> **SUPPLIED INFORMATION**
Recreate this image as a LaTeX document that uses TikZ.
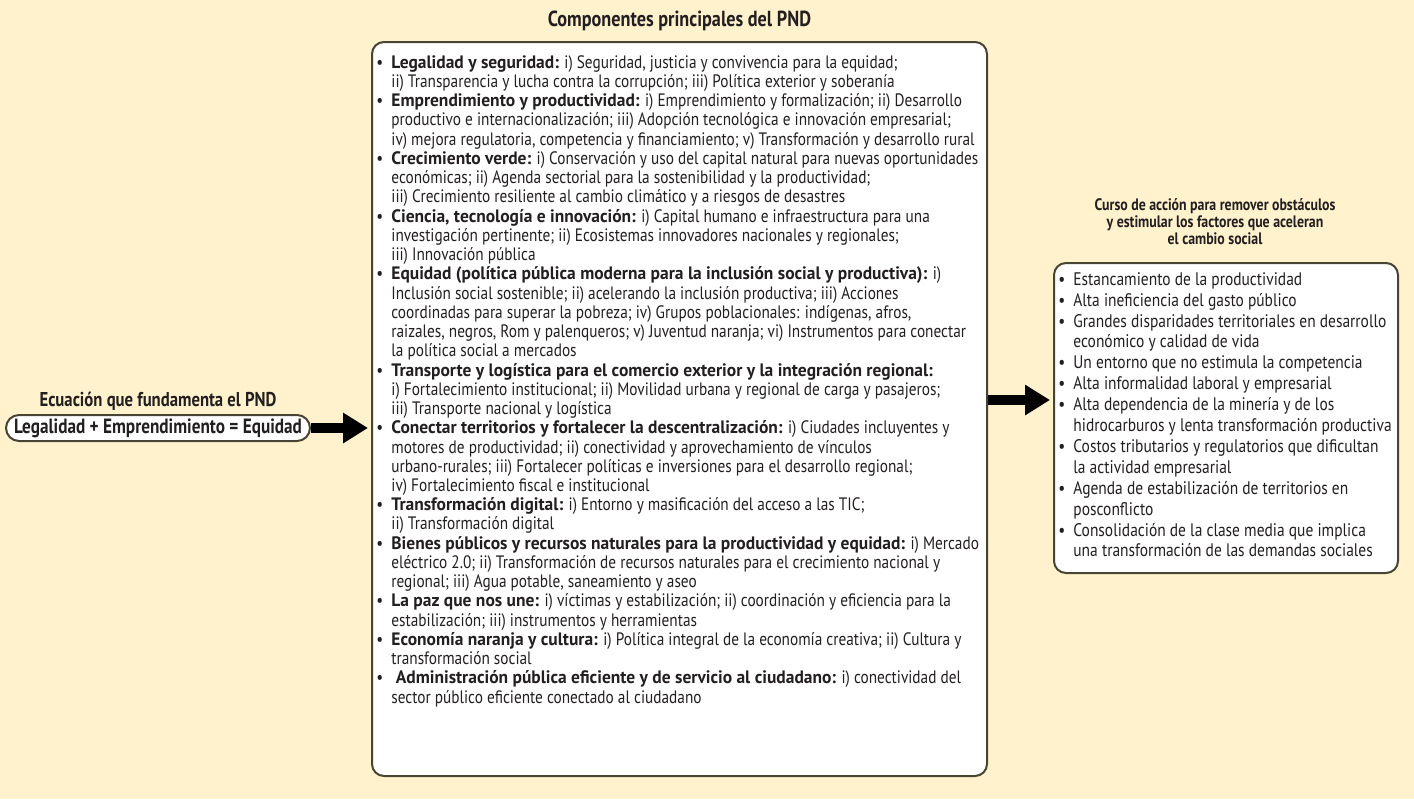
\documentclass[tikz,border=0pt]{standalone}
\usepackage{fontspec}
\setmainfont{PT Sans}[UprightFeatures={FakeStretch=0.85}, BoldFeatures={FakeStretch=0.97}]
\newfontfamily\headfont{PT Sans}[FakeStretch=0.835]
\usepackage{tikz}
\usetikzlibrary{arrows.meta, positioning}
\definecolor{mycream}{RGB}{255,242,205}
\definecolor{myolive}{RGB}{72,68,52}
\definecolor{mydark}{RGB}{35,31,32}
\newcommand{\bul}{\makebox[7.5pt][l]{\textbullet}}
\newcommand{\ind}{\makebox[7.5pt][l]{}}
\tikzset{
  panel/.style={rectangle, draw=myolive, fill=white, rounded corners=6pt, line width=1pt},
  oval/.style={rectangle, draw=myolive, fill=white, rounded corners=6.5pt, line width=1pt,
    minimum width=152pt, minimum height=13pt, inner sep=1pt,
    font=\headfont\fontsize{10.3}{12}\selectfont\bfseries, text=mydark},
  heading/.style={font=\headfont\fontsize{10}{11}\selectfont\bfseries, text=mydark,
    align=center, inner sep=0pt},
  listtext/.style={font=\fontsize{9}{9.62}\selectfont, text=mydark, align=left,
    inner sep=0pt, anchor=north west},
  bigarrow/.style={-{Triangle[length=12.5pt, width=14.5pt]}, line width=5pt, color=black,
    shorten >=1.5pt}
}
\begin{document}
\begin{tikzpicture}[x=0.5pt, y=-0.5pt]
  \fill[mycream] (0,0) rectangle (1414,799);
  \useasboundingbox (0,0) rectangle (1414,799);
  % Components
  \node[panel, minimum width=307.5pt, minimum height=367pt] (comp) at (679.5,409) {};
  \node[heading, font=\headfont\fontsize{10.9}{12}\selectfont\bfseries, above=5pt of comp] (comptitle) {Componentes principales del PND};
  \node[listtext] (complist) at ([shift={(2.5pt,-7pt)}]comp.north west) {%
    \bul\textbf{Legalidad y seguridad:} i) Seguridad, justicia y convivencia para la equidad;\\
    \ind ii) Transparencia y lucha contra la corrupción; iii) Política exterior y soberanía\\
    \bul\textbf{Emprendimiento y productividad:} i) Emprendimiento y formalización; ii) Desarrollo\\
    \ind productivo e internacionalización; iii) Adopción tecnológica e innovación empresarial;\\
    \ind iv) mejora regulatoria, competencia y financiamiento; v) Transformación y desarrollo rural\\
    \bul\textbf{Crecimiento verde:} i) Conservación y uso del capital natural para nuevas oportunidades\\
    \ind económicas; ii) Agenda sectorial para la sostenibilidad y la productividad;\\
    \ind iii) Crecimiento resiliente al cambio climático y a riesgos de desastres\\
    \bul\textbf{Ciencia, tecnología e innovación:} i) Capital humano e infraestructura para una\\
    \ind investigación pertinente; ii) Ecosistemas innovadores nacionales y regionales;\\
    \ind iii) Innovación pública\\
    \bul\textbf{Equidad (política pública moderna para la inclusión social y productiva):} i)\\
    \ind Inclusión social sostenible; ii) acelerando la inclusión productiva; iii) Acciones\\
    \ind coordinadas para superar la pobreza; iv) Grupos poblacionales: indígenas, afros,\\
    \ind raizales, negros, Rom y palenqueros; v) Juventud naranja; vi) Instrumentos para conectar\\
    \ind la política social a mercados\\
    \bul\textbf{Transporte y logística para el comercio exterior y la integración regional:}\\
    \ind i) Fortalecimiento institucional; ii) Movilidad urbana y regional de carga y pasajeros;\\
    \ind iii) Transporte nacional y logística\\
    \bul\textbf{Conectar territorios y fortalecer la descentralización:} i) Ciudades incluyentes y\\
    \ind motores de productividad; ii) conectividad y aprovechamiento de vínculos\\
    \ind urbano-rurales; iii) Fortalecer políticas e inversiones para el desarrollo regional;\\
    \ind iv) Fortalecimiento fiscal e institucional\\
    \bul\textbf{Transformación digital:} i) Entorno y masificación del acceso a las TIC;\\
    \ind ii) Transformación digital\\
    \bul\textbf{Bienes públicos y recursos naturales para la productividad y equidad:} i) Mercado\\
    \ind eléctrico 2.0; ii) Transformación de recursos naturales para el crecimiento nacional y\\
    \ind regional; iii) Agua potable, saneamiento y aseo\\
    \bul\textbf{La paz que nos une:} i) víctimas y estabilización; ii) coordinación y eficiencia para la\\
    \ind estabilización; iii) instrumentos y herramientas\\
    \bul\textbf{Economía naranja y cultura:} i) Política integral de la economía creativa; ii) Cultura y\\
    \ind transformación social\\
    \bul\textbf{\ Administración pública eficiente y de servicio al ciudadano:} i) conectividad del\\
    \ind sector público eficiente conectado al ciudadano};
  % Equation
  \node[oval, left=30pt of comp, yshift=-9.5pt] (eq) {Legalidad + Emprendimiento = Equidad};
  \node[heading, above=1.5pt of eq] (eqtitle) {Ecuación que fundamenta el PND};
  % Course of action
  \node[panel, minimum width=172pt, minimum height=155pt, right=32.5pt of comp, yshift=-4.5pt] (curso) {};
  \node[heading, font=\headfont\fontsize{8.3}{8.5}\selectfont\bfseries, above=8.5pt of curso, xshift=-5.5pt] (cursotitle) {Curso de acción para remover obstáculos\\
    y estimular los factores que aceleran\\ el cambio social};
  \node[listtext, font=\fontsize{9.1}{10.45}\selectfont] (cursolist) at ([shift={(2.5pt,-5pt)}]curso.north west) {%
    \bul Estancamiento de la productividad\\
    \bul Alta ineficiencia del gasto público\\
    \bul Grandes disparidades territoriales en desarrollo\\
    \ind económico y calidad de vida\\
    \bul Un entorno que no estimula la competencia\\
    \bul Alta informalidad laboral y empresarial\\
    \bul Alta dependencia de la minería y de los\\
    \ind hidrocarburos y lenta transformación productiva\\
    \bul Costos tributarios y regulatorios que dificultan\\
    \ind la actividad empresarial\\
    \bul Agenda de estabilización de territorios en\\
    \ind posconflicto\\
    \bul Consolidación de la clase media que implica\\
    \ind una transformación de las demandas sociales};
  \coordinate (cursoin) at ([yshift=9pt]curso.west);
  % Arrows
  \draw[bigarrow] (eq.east) -- (eq.east -| comp.west);
  \draw[bigarrow] (cursoin -| comp.east) -- (cursoin);
\end{tikzpicture}
\end{document}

> **SET EXERCISE**
Without the pictures, transcribe the listing above exactly.

> **FINISHED TASK**
Recreate this image as a LaTeX document that uses TikZ.
\documentclass[tikz,border=0pt]{standalone}
\usepackage{fontspec}
\setmainfont{PT Sans}[UprightFeatures={FakeStretch=0.85}, BoldFeatures={FakeStretch=0.97}]
\newfontfamily\headfont{PT Sans}[FakeStretch=0.835]
\usepackage{tikz}
\usetikzlibrary{arrows.meta, positioning}
\definecolor{mycream}{RGB}{255,242,205}
\definecolor{myolive}{RGB}{72,68,52}
\definecolor{mydark}{RGB}{35,31,32}
\newcommand{\bul}{\makebox[7.5pt][l]{\textbullet}}
\newcommand{\ind}{\makebox[7.5pt][l]{}}
\tikzset{
  panel/.style={rectangle, draw=myolive, fill=white, rounded corners=6pt, line width=1pt},
  oval/.style={rectangle, draw=myolive, fill=white, rounded corners=6.5pt, line width=1pt,
    minimum width=152pt, minimum height=13pt, inner sep=1pt,
    font=\headfont\fontsize{10.3}{12}\selectfont\bfseries, text=mydark},
  heading/.style={font=\headfont\fontsize{10}{11}\selectfont\bfseries, text=mydark,
    align=center, inner sep=0pt},
  listtext/.style={font=\fontsize{9}{9.62}\selectfont, text=mydark, align=left,
    inner sep=0pt, anchor=north west},
  bigarrow/.style={-{Triangle[length=12.5pt, width=14.5pt]}, line width=5pt, color=black,
    shorten >=1.5pt}
}
\begin{document}
\begin{tikzpicture}[x=0.5pt, y=-0.5pt]
  \fill[mycream] (0,0) rectangle (1414,799);
  \useasboundingbox (0,0) rectangle (1414,799);
  % Components
  \node[panel, minimum width=307.5pt, minimum height=367pt] (comp) at (679.5,409) {};
  \node[heading, font=\headfont\fontsize{10.9}{12}\selectfont\bfseries, above=5pt of comp] (comptitle) {Componentes principales del PND};
  \node[listtext] (complist) at ([shift={(2.5pt,-7pt)}]comp.north west) {%
    \bul\textbf{Legalidad y seguridad:} i) Seguridad, justicia y convivencia para la equidad;\\
    \ind ii) Transparencia y lucha contra la corrupción; iii) Política exterior y soberanía\\
    \bul\textbf{Emprendimiento y productividad:} i) Emprendimiento y formalización; ii) Desarrollo\\
    \ind productivo e internacionalización; iii) Adopción tecnológica e innovación empresarial;\\
    \ind iv) mejora regulatoria, competencia y financiamiento; v) Transformación y desarrollo rural\\
    \bul\textbf{Crecimiento verde:} i) Conservación y uso del capital natural para nuevas oportunidades\\
    \ind económicas; ii) Agenda sectorial para la sostenibilidad y la productividad;\\
    \ind iii) Crecimiento resiliente al cambio climático y a riesgos de desastres\\
    \bul\textbf{Ciencia, tecnología e innovación:} i) Capital humano e infraestructura para una\\
    \ind investigación pertinente; ii) Ecosistemas innovadores nacionales y regionales;\\
    \ind iii) Innovación pública\\
    \bul\textbf{Equidad (política pública moderna para la inclusión social y productiva):} i)\\
    \ind Inclusión social sostenible; ii) acelerando la inclusión productiva; iii) Acciones\\
    \ind coordinadas para superar la pobreza; iv) Grupos poblacionales: indígenas, afros,\\
    \ind raizales, negros, Rom y palenqueros; v) Juventud naranja; vi) Instrumentos para conectar\\
    \ind la política social a mercados\\
    \bul\textbf{Transporte y logística para el comercio exterior y la integración regional:}\\
    \ind i) Fortalecimiento institucional; ii) Movilidad urbana y regional de carga y pasajeros;\\
    \ind iii) Transporte nacional y logística\\
    \bul\textbf{Conectar territorios y fortalecer la descentralización:} i) Ciudades incluyentes y\\
    \ind motores de productividad; ii) conectividad y aprovechamiento de vínculos\\
    \ind urbano-rurales; iii) Fortalecer políticas e inversiones para el desarrollo regional;\\
    \ind iv) Fortalecimiento fiscal e institucional\\
    \bul\textbf{Transformación digital:} i) Entorno y masificación del acceso a las TIC;\\
    \ind ii) Transformación digital\\
    \bul\textbf{Bienes públicos y recursos naturales para la productividad y equidad:} i) Mercado\\
    \ind eléctrico 2.0; ii) Transformación de recursos naturales para el crecimiento nacional y\\
    \ind regional; iii) Agua potable, saneamiento y aseo\\
    \bul\textbf{La paz que nos une:} i) víctimas y estabilización; ii) coordinación y eficiencia para la\\
    \ind estabilización; iii) instrumentos y herramientas\\
    \bul\textbf{Economía naranja y cultura:} i) Política integral de la economía creativa; ii) Cultura y\\
    \ind transformación social\\
    \bul\textbf{\ Administración pública eficiente y de servicio al ciudadano:} i) conectividad del\\
    \ind sector público eficiente conectado al ciudadano};
  % Equation
  \node[oval, left=30pt of comp, yshift=-9.5pt] (eq) {Legalidad + Emprendimiento = Equidad};
  \node[heading, above=1.5pt of eq] (eqtitle) {Ecuación que fundamenta el PND};
  % Course of action
  \node[panel, minimum width=172pt, minimum height=155pt, right=32.5pt of comp, yshift=-4.5pt] (curso) {};
  \node[heading, font=\headfont\fontsize{8.3}{8.5}\selectfont\bfseries, above=8.5pt of curso, xshift=-5.5pt] (cursotitle) {Curso de acción para remover obstáculos\\
    y estimular los factores que aceleran\\ el cambio social};
  \node[listtext, font=\fontsize{9.1}{10.45}\selectfont] (cursolist) at ([shift={(2.5pt,-5pt)}]curso.north west) {%
    \bul Estancamiento de la productividad\\
    \bul Alta ineficiencia del gasto público\\
    \bul Grandes disparidades territoriales en desarrollo\\
    \ind económico y calidad de vida\\
    \bul Un entorno que no estimula la competencia\\
    \bul Alta informalidad laboral y empresarial\\
    \bul Alta dependencia de la minería y de los\\
    \ind hidrocarburos y lenta transformación productiva\\
    \bul Costos tributarios y regulatorios que dificultan\\
    \ind la actividad empresarial\\
    \bul Agenda de estabilización de territorios en\\
    \ind posconflicto\\
    \bul Consolidación de la clase media que implica\\
    \ind una transformación de las demandas sociales};
  \coordinate (cursoin) at ([yshift=9pt]curso.west);
  % Arrows
  \draw[bigarrow] (eq.east) -- (eq.east -| comp.west);
  \draw[bigarrow] (cursoin -| comp.east) -- (cursoin);
\end{tikzpicture}
\end{document}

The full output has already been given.